Afterwards I will pour out My Spirit upon all mankind, and your sons and daughters will be prophets. Your old men shall dream dreams, and your young men see visions; everywhere servants of Mine, handmaids of Mine, inspired to prophesy! I will shew wonders in heaven, and on earth blood, and fire, and whirling smoke. The sun will be turned into darkness and the moon into blood before the day of the Lord comes, the great, the terrible day. And never a soul shall call on the Lord’s Name but shall find deliverance; here on mount Sion, here in Jerusalem there shall be refuge; for a remnant, a remnant of the Lord’s own summoning, there shall be deliverance at last.”

Joel, 2: 28-32

But where is this Jerusalem, that shall give refuge to a remnant? It seems to be a messianic Jerusalem, far beyond past history. The last chapter of Joel speaks of retribution for the loss of the Israelite families that were hauled away into distant slavery through the agency of their neighbours, who struck when they had the chance. These Gentiles would now suffer in like manner. 

“Into the valley of Josaphat I will herd the heathen folk, one and all, and there hold assize over them for the wrong they did to My people, to Israel, My own domain. People of Mine they scattered through the world, land of Mine they parcelled out between them. Must they be awarded by lot, such captives, and then sold cheap, boy-slave for a harlot’s hire, girl-slave for the draining of a wine-stoup? What, would you chaffer with Me, men of Tyre and Sidon, men from the pale of Philistia? Must there be barter and exchange between us? Nay, if you will have exchanges with Me, look to it that the reward does not fall on your own heads, swift and sudden! Would you carry off silver of mine and gold, lay up the choicest of My treasures in yonder temples? Citizens of Jerusalem, men of Juda’s breed, would you sell them to Grecian masters, far away from their home?

Joel, 3: 2-6

There is a final vision of the graces that flow forth from the Temple in Jerusalem, turning the wilderness into greenery, as in the vision of Ezechiel. And that is a good point to end this post.

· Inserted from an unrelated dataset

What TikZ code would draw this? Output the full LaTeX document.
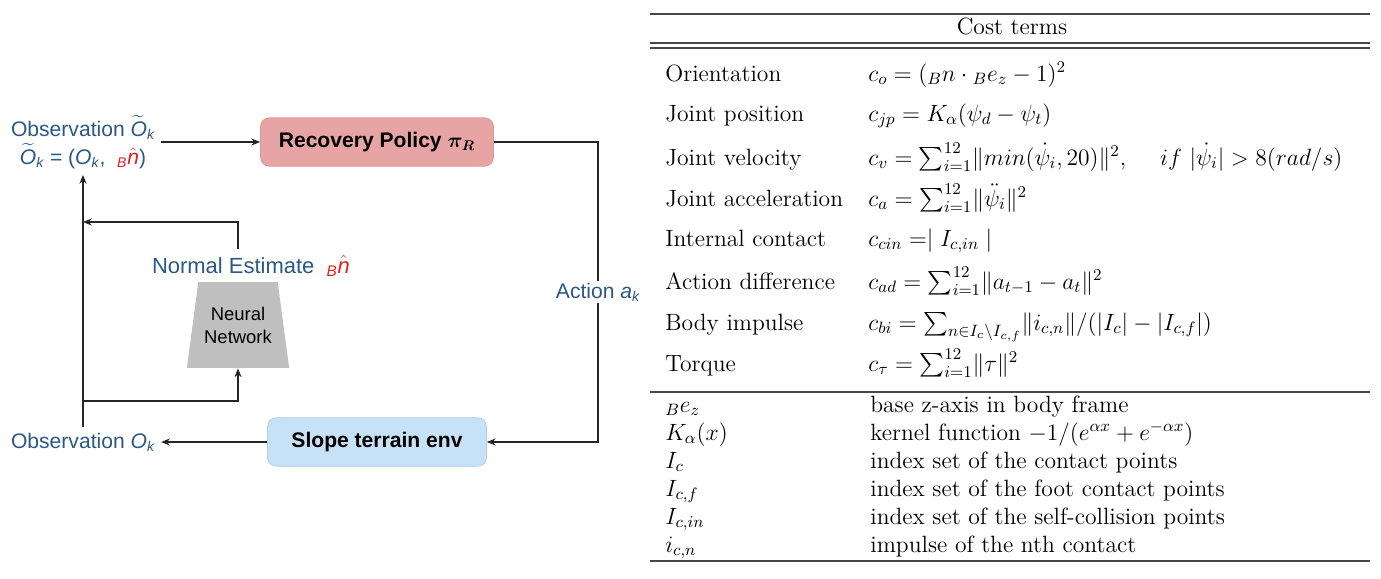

“Loud as roaring of lion speaks the Lord in thunder from His citadel at Jerusalem, till heaven and earth quake at the sound. To His own people, the sons of Israel, refuge He is and stronghold; doubt you shall have none thenceforward that I, the Lord your God, have My dwelling-place at Jerusalem; a holy city Jerusalem shall be, never again shall alien foe breach the walls of her. Drip now with sweet wine the mountain-slopes, bathed in milk the upland pastures; never a stream in all Juda but flows full and strong. What fountain is this that comes out from the Lord’s temple, and waters the dry valley of Setim?